Puerto Rico Says It Will Default On Some Loans
Getty/AFP/File / Christopher Gregory Puerto Rico Governor Alejandro Garcia Padilla, photographed at the Governor's Mansion on November 14, 2013 in San Juan, said December 30 2015 that the island commonwealth would default on a portion of a bond payment due January 1 2016

Washington (AFP) – Puerto Rico said Wednesday that it would default on part of $1 billion in bond payments due January 1, blasting “hedge and vulture fund” creditors for blocking the restructuring of the island’s debt.

Alejandro Garcia Padilla, governor of the US island territory struggling with more than $70 billion in debt, said that it would miss about $37 million in payments to ensure the government has enough funding to pay salaries, pensions and other creditors.

Garcia Padilla said most of the $1 billion due by the government and about a dozen official agencies would be paid, including a key $335 million payment on bonds issued directly by the territory.

It also includes around $300 million that the Electric Power Authority owes but which is already covered in separate debt restructuring talks.

The missed payments would be on bonds with lesser repayment rights issued by the Public Finance Corporation and the Infrastructure Financing Authority.

In that way, Garcia Padilla said, Puerto Rico could avoid being called into general default by creditors and credit-rating agencies.

But he said that, in effect, the government has already moved into default because it had stopped making mandatory transfers of funds to trustees for coming debt payments, instead of using those funds for general government needs.

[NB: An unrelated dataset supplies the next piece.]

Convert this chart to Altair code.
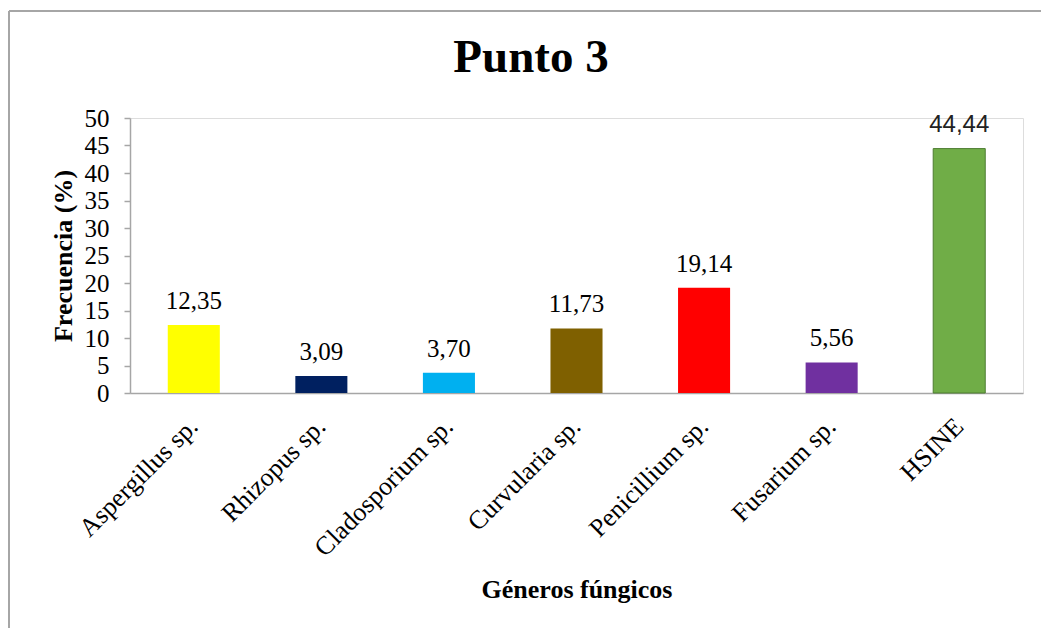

And he warned that Puerto Rico’s ability to make future payments would be increasingly restricted, as it needed to reserve money for salaries and pensions, following sweeping spending cutbacks over the past year.

“My government now has the responsibility to protect all Puerto Ricans as much as possible,” he said in a speech in Spanish in San Juan.

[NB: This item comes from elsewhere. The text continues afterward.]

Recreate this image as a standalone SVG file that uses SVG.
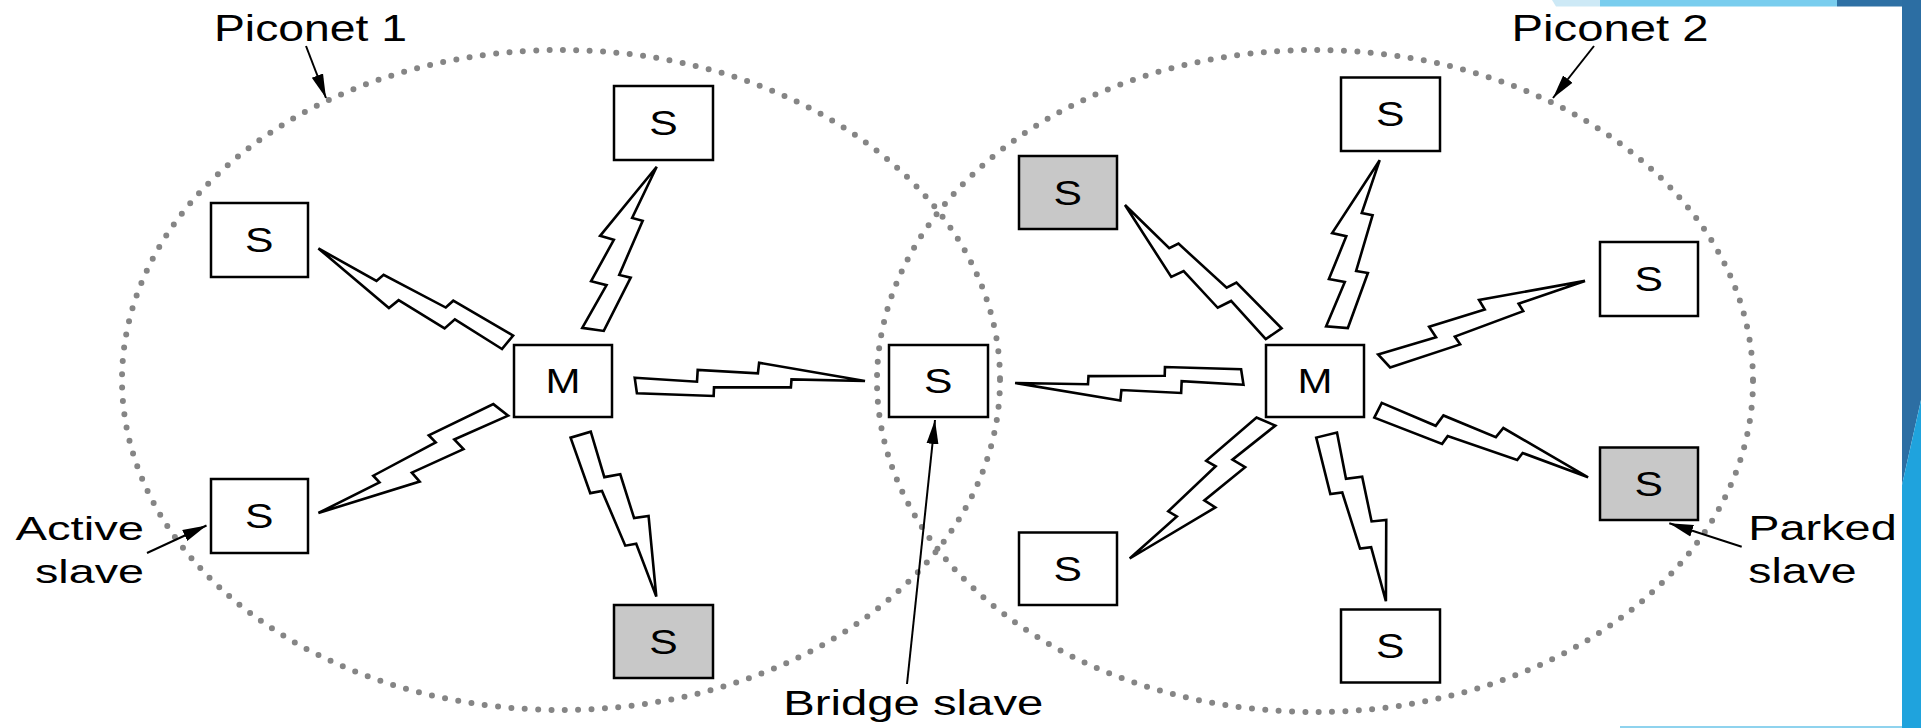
<svg xmlns="http://www.w3.org/2000/svg" xmlns:xlink="http://www.w3.org/1999/xlink" width="1921" height="728" viewBox="0 0 1921 728">
<style>
.bg{fill:#ffffff}
.piconet{fill:none;stroke:#858585;stroke-width:6;stroke-dasharray:0 13.4;stroke-linecap:round}
.node rect{fill:#ffffff;stroke:#000;stroke-width:2.5}
.node.parked rect{fill:#c8c8c8}
.node text,.lbl{font-family:"Liberation Sans",Arial,sans-serif;fill:#000}
.node text{font-size:35px}
.lbl{font-size:35px}
.bolt{fill:#ffffff;stroke:#000;stroke-width:2.6;vector-effect:non-scaling-stroke;stroke-linejoin:miter}
.call{fill:none;stroke:#000;stroke-width:2;marker-end:url(#ah)}
</style>
<defs>
<marker id="ah" markerUnits="userSpaceOnUse" markerWidth="26" markerHeight="14" refX="24" refY="7" orient="auto">
<path d="M0,1 L24,7 L0,13 Z" fill="#000"/>
</marker>
<polygon id="bolt" class="bolt" points="0,7.8 0.27,2.6 0.275,14.3 0.536,9.8 0.543,20.3 1,0 0.681,3.1 0.677,-4.9 0.343,-3.35 0.340,-12 0.007,-7.8"/>
</defs>
<rect class="bg" x="0" y="0" width="1921" height="728"/>
<g id="decor">
<polygon points="1552,0 1600,0 1600,6.5 1556,6.5" fill="#cde9f6"/>
<rect x="1600" y="0" width="237" height="6.5" fill="#79cdee"/>
<rect x="1837" y="0" width="84" height="6.5" fill="#2e70a4"/>
<polygon points="1902,0 1921,0 1921,400 1902,485" fill="#2c6ea3"/>
<polygon points="1902,485 1921,400 1921,728 1902,728" fill="#1fa3dd"/>
<rect x="1620" y="726" width="282" height="2" fill="#8fd3ee"/>
</g>
<g id="piconets">
<ellipse id="piconet1" class="piconet" cx="561" cy="380" rx="439" ry="330"/>
<ellipse id="piconet2" class="piconet" cx="1315" cy="381" rx="438" ry="331"/>
</g>
<g id="connectors">
<use xlink:href="#bolt" href="#bolt" transform="matrix(-189.8,-94.2,-0.799,0.821,508.2,342.6)"/>
<use xlink:href="#bolt" href="#bolt" transform="matrix(63.9,-163.3,-1.349,-0.269,592.8,330)"/>
<use xlink:href="#bolt" href="#bolt" transform="matrix(230,-4.5,-0.038,-1,635,385.5)"/>
<use xlink:href="#bolt" href="#bolt" transform="matrix(-183,103.5,0.869,0.784,501.4,409.5)"/>
<use xlink:href="#bolt" href="#bolt" transform="matrix(75.9,162.5,1.328,-0.316,580.4,434.1)"/>
<use xlink:href="#bolt" href="#bolt" transform="matrix(-149.2,-129.2,-1.080,0.636,1274.2,334.2)"/>
<use xlink:href="#bolt" href="#bolt" transform="matrix(42.9,-167.6,-1.377,-0.180,1336.8,327.8)"/>
<use xlink:href="#bolt" href="#bolt" transform="matrix(201.6,-80.3,-0.682,-0.873,1383.4,361.2)"/>
<use xlink:href="#bolt" href="#bolt" transform="matrix(-228,6,0.052,0.999,1243.1,377)"/>
<use xlink:href="#bolt" href="#bolt" transform="matrix(210.8,67.3,0.571,-0.913,1377.3,410)"/>
<use xlink:href="#bolt" href="#bolt" transform="matrix(-136.7,137.4,1.142,0.579,1266.4,421.1)"/>
<use xlink:href="#bolt" href="#bolt" transform="matrix(59.5,166.7,1.357,-0.247,1326.4,434.5)"/>
</g>
<g id="n-l-top" class="node"><rect x="614" y="86" width="99" height="74"/><text x="649.3" y="135" textLength="28.5" lengthAdjust="spacingAndGlyphs">S</text></g>
<g id="n-l-ul" class="node"><rect x="211" y="203" width="97" height="74"/><text x="245" y="252" textLength="28.5" lengthAdjust="spacingAndGlyphs">S</text></g>
<g id="n-l-m" class="node"><rect x="514" y="345" width="98" height="72"/><text x="545.5" y="393" textLength="35" lengthAdjust="spacingAndGlyphs">M</text></g>
<g id="n-l-ll" class="node"><rect x="211" y="479" width="97" height="74"/><text x="245" y="528" textLength="28.5" lengthAdjust="spacingAndGlyphs">S</text></g>
<g id="n-l-bot" class="node parked"><rect x="614" y="605" width="99" height="73"/><text x="649.3" y="653.5" textLength="28.5" lengthAdjust="spacingAndGlyphs">S</text></g>
<g id="n-bridge" class="node"><rect x="889" y="345" width="99" height="72"/><text x="924" y="393" textLength="28.5" lengthAdjust="spacingAndGlyphs">S</text></g>
<g id="n-r-top" class="node"><rect x="1341" y="77.5" width="99" height="73.5"/><text x="1376" y="126.3" textLength="28.5" lengthAdjust="spacingAndGlyphs">S</text></g>
<g id="n-r-ul" class="node parked"><rect x="1019" y="156" width="98" height="73"/><text x="1053.5" y="204.5" textLength="28.5" lengthAdjust="spacingAndGlyphs">S</text></g>
<g id="n-r-right" class="node"><rect x="1600" y="242" width="98" height="74"/><text x="1634.5" y="291" textLength="28.5" lengthAdjust="spacingAndGlyphs">S</text></g>
<g id="n-r-m" class="node"><rect x="1266" y="345" width="98" height="72"/><text x="1297.5" y="393" textLength="35" lengthAdjust="spacingAndGlyphs">M</text></g>
<g id="n-r-parked" class="node parked"><rect x="1600" y="447.5" width="98" height="72.5"/><text x="1634.5" y="495.5" textLength="28.5" lengthAdjust="spacingAndGlyphs">S</text></g>
<g id="n-r-ll" class="node"><rect x="1019" y="532.5" width="98" height="72.5"/><text x="1053.5" y="580.8" textLength="28.5" lengthAdjust="spacingAndGlyphs">S</text></g>
<g id="n-r-bot" class="node"><rect x="1341" y="609.5" width="99" height="73"/><text x="1376" y="658" textLength="28.5" lengthAdjust="spacingAndGlyphs">S</text></g>
<g id="callouts">
<line class="call" x1="306" y1="46" x2="326" y2="98"/>
<line class="call" x1="1594" y1="46" x2="1553" y2="98"/>
<line class="call" x1="147" y1="553" x2="206.5" y2="525.5"/>
<line class="call" x1="907" y1="684" x2="935" y2="420"/>
<line class="call" x1="1741.7" y1="546.7" x2="1669.3" y2="523.3"/>
</g>
<g id="labels">
<text class="lbl" x="214" y="41" style="font-size:36px" textLength="193" lengthAdjust="spacingAndGlyphs">Piconet 1</text>
<text class="lbl" x="1511.5" y="40.5" style="font-size:36px" textLength="197" lengthAdjust="spacingAndGlyphs">Piconet 2</text>
<text class="lbl" x="15.5" y="540" style="font-size:34px" textLength="128.5" lengthAdjust="spacingAndGlyphs">Active</text>
<text class="lbl" x="35" y="583.3" style="font-size:34px" textLength="109" lengthAdjust="spacingAndGlyphs">slave</text>
<text class="lbl" x="783.3" y="715" style="font-size:35px" textLength="260" lengthAdjust="spacingAndGlyphs">Bridge slave</text>
<text class="lbl" x="1748.3" y="540" style="font-size:35px" textLength="148.4" lengthAdjust="spacingAndGlyphs">Parked</text>
<text class="lbl" x="1748.3" y="583.3" style="font-size:35px" textLength="108.4" lengthAdjust="spacingAndGlyphs">slave</text>
</g>
</svg>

He also urged the US Congress to act on proposed legislation that would allow the Caribbean island of 3.5 million people to enter bankruptcy protection.

The US Treasury Department added its voice in support of Garcia Padilla, calling on the Congress “to act now” on the bankruptcy legislation

That would force all its creditors to join in restructuring its finances, possibly including writing off some of the huge debt burden.

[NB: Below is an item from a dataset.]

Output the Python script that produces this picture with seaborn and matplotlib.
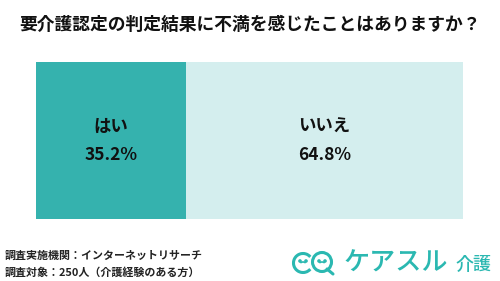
import matplotlib
matplotlib.use("Agg")
import matplotlib.pyplot as plt
import seaborn as sns
import pandas as pd
from matplotlib.patches import Circle, Arc

categories = ["はい", "いいえ"]
values = [35.2, 64.8]
title = "要介護認定の判定結果に不満を感じたことはありますか？"
footer_lines = ["調査実施機関：インターネットリサーチ", "調査対象：250人（介護経験のある方）"]

DARK = "#35B2AE"
LIGHT = "#D4EEEE"
LOGO = "#2BB8B1"

sns.set_theme(style="white")
plt.rcParams['font.family'] = ['Noto Sans CJK JP', 'DejaVu Sans']

W, H = 500, 281
fig = plt.figure(figsize=(W / 100, H / 100), dpi=100)
fig.patch.set_facecolor("white")

x0, x1, ytop, ybot = 36, 463, 62, 219
ax = fig.add_axes([x0 / W, 1 - ybot / H, (x1 - x0) / W, (ybot - ytop) / H])

total = sum(values)
df_total = pd.DataFrame({"row": ["r"], "v": [total]})
df_first = pd.DataFrame({"row": ["r"], "v": [values[0]]})
sns.barplot(data=df_total, x="v", y="row", color=LIGHT, width=1.0, ax=ax,
            saturation=1, edgecolor="none", linewidth=0)
sns.barplot(data=df_first, x="v", y="row", color=DARK, width=1.0, ax=ax,
            saturation=1, edgecolor="none", linewidth=0)
ax.set_xlim(0, total)
ax.set_ylim(0.5, -0.5)
ax.axis("off")

left = 0
for cat, v in zip(categories, values):
    cx = left + v / 2
    ax.text(cx, -0.085, cat, ha="center", va="center", fontsize=12.5,
            fontweight="bold", color="#111111")
    ax.text(cx, 0.095, f"{v:.1f}%", ha="center", va="center", fontsize=12.5,
            fontweight="bold", color="#111111")
    left += v

fig.text(0.5, 1 - 25 / H, title, ha="center", va="center", fontsize=12.8,
         fontweight="bold", color="#111111")

fig.text(5 / W, 1 - 256 / H, footer_lines[0], ha="left", va="center",
         fontsize=7.9, fontweight="bold", color="#222222")
fig.text(5 / W, 1 - 272 / H, footer_lines[1], ha="left", va="center",
         fontsize=7.9, fontweight="bold", color="#222222")

# logo
lax = fig.add_axes([0, 0, 1, 1])
lax.set_xlim(0, W)
lax.set_ylim(H, 0)
lax.axis("off")
lax.set_aspect("equal")
lax.add_patch(Arc((303, 263), 19, 19, theta1=40, theta2=320, color=LOGO, lw=2.2))
lax.add_patch(Circle((322, 262), 9.5, fill=False, ec=LOGO, lw=2.2))
lax.plot([327, 333], [269, 274], color=LOGO, lw=2.2, solid_capstyle="round")
for cx in (303, 322):
    lax.add_patch(Circle((cx - 3, 261), 1.1, color=LOGO))
    lax.add_patch(Circle((cx + 3, 261), 1.1, color=LOGO))
    lax.add_patch(Arc((cx, 264), 6, 4, theta1=200, theta2=340, color=LOGO, lw=1.2))
lax.text(344, 263, "ケアスル", ha="left", va="center", fontsize=18.8,
         color=LOGO, fontweight="medium")
lax.text(455, 265, "介護", ha="left", va="center", fontsize=13,
         color=LOGO, fontweight="medium")

fig.savefig("out.png", dpi=100, facecolor="white")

Congress blocked the legislation earlier this month, which Garcia Padilla alleged was done under pressure from bondholders.

“We all know that creditors have spent a fortune on lobbying against Puerto Ricans in Congress,” he said.

“Some politicians have been seduced by the arguments of the vulture funds.”

The US Treasury Department added its voice in support of Garcia Padilla, calling on the Congress “to act now” on the bankruptcy legislation.

“Puerto Rico is at a dead end, shifting funds from one creditor to pay another and diverting money from already-depleted pension funds to pay both current bills and debt service,” the Treasury said in a statement.

The Puerto Rican government ramped up debt, issued cheaply due to US tax rules, over the past decade in an effort to reverse a grinding economic contraction.

But those efforts have failed — the economy continues to shrink — and the government has been forced to slash spending in order to keep up debt payments.

But earlier this month Garcia Padilla said any more cutbacks would further damage the economy, which has already seen an exodus of more than 200,000 Puerto Ricans, mostly to the US mainland, over the past five years.